Sentences, Ménandre (par Gilles Banderier)
Sentences, Ménandre, éditions Les Belles Lettres, 2022, trad. annotée, Janick Auberger, Michel Casewitz, XLIV + 254 pages, 35 €
Edition: Les Belles Lettres
Ménandre (342/1-292/1 avant Jésus-Christ) fut longtemps un grand écrivain que plus personne ne pouvait lire. Au long d’une trentaine d’années de carrière dramatique, il composa une centaine de pièces de théâtre, suffisamment appréciées du public athénien pour qu’on lui érigeât, seul auteur comique aux côtés des trois grands tragiques, une statue dans le temple de Dionysos. Ménandre n’était cependant plus qu’un nom, puisque le texte de ses pièces avait disparu et n’était plus accessible que grâce à des citations de seconde main ou des adaptations latines. Au début du XXe siècle, la découverte de papyri dans le désert égyptien permit de retrouver plusieurs comédies complètes, ainsi que de larges fragments.
Dans un monde antique où les livres étaient rares et chers (ils le resteront pendant la plus grande partie de l’histoire humaine et même l’invention de l’imprimerie n’entraîna point une baisse rapide des coûts), la mémoire jouait un rôle cardinal, que nous avons du mal à apprécier aujourd’hui, alors que toutes les connaissances du monde sont accessibles instantanément par l’intermédiaire d’un téléphone portable.
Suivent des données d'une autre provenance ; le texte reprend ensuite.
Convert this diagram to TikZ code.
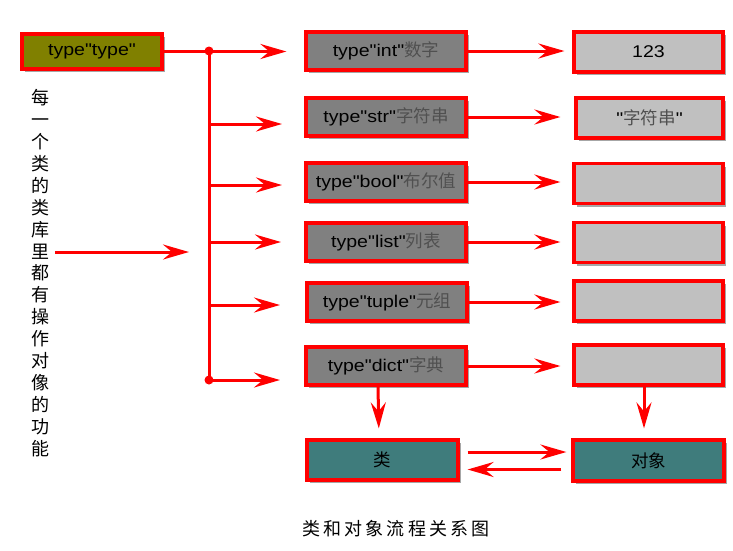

La mémoire était une faculté prodigieusement exercée et elle l’était de bonne heure, pas seulement parmi les professions où elle était indispensable (comme les acteurs de théâtre, les avocats ou les rhapsodes). Cet entraînement commençait dès l’enfance et se poursuivait durant une grande partie de l’existence, meublant l’esprit d’une foule de sentences brèves ou de textes plus longs. De là découlait l’existence d’une littérature gnomique, qui n’était pas propre au monde grec, faite de formules brèves, de distiques, puisés dans les œuvres des philosophes, des poètes, des dramaturges, ou inventés pour la circonstance.
Les comédies de Ménandre fournirent aux recueils de sentences une matière abondante, encore grossie au fil du temps, à tel point qu’il devint difficile de savoir ce qui venait vraiment de Ménandre et ce qui provenait d’autres auteurs, le plus souvent anonymes. On se représentera la complexité du travail éditorial en disant que l’édition de référence, publiée en 2008, s’appuyait sur soixante-cinq manuscrits et quarante papyri. Elle est désormais accessible au lecteur francophone.
Ces sentences n’ont pas l’éclat acéré et adamantin des maximes de La Rochefoucauld, mais illustrent la « sagesse des nations », une sagesse bien terre-à-terre (« La vie, c’est quand on se réjouit de la vie que l’on vit », n°120), mais après tout les modernes livres de développement personnel et de pensée positive ne proposent pas grand-chose d’autre ou de mieux. Une sagesse volontiers misogyne (« Tu vis une belle vie, si tu n’as pas de femme », « Rien n’est pire qu’une femme, fût-elle belle », « Une femme est par nature une ordure plaquée argent », maximes n°118, 609 et 702), découvrant deux millénaires avant Freud le rôle heuristique du lapsus (« La langue qui fourche dit la vérité », n°294), rejoignant à l’occasion les enseignements de la sagesse juive (« Traite en hôte les étrangers, car tu seras toi aussi un étranger », n°554a, cf. Lévitique/Vayikra 19, 34). La littérature gnomique se prolongera jusqu’au XVIIe siècle, avec par exemple les quatrains du président Pibrac ou ceux de Pierre Mathieu, dont Molière s’est moqué : « Lisez-moi comme il faut, au lieu de ces sornettes, / Les Quatrains de Pibrac, et les doctes tablettes / Du conseiller Matthieu ; l’ouvrage est de valeur / Et plein de beaux dictons à réciter par cœur » (Sganarelle ou le cocu imaginaire).
Gilles Banderier
Agrégée de grammaire, docteur en philologie grecque, Janick Auberger a enseigné en France et au Québec.
Michel Casewitz est professeur émérite à l’université Paris-Nanterre.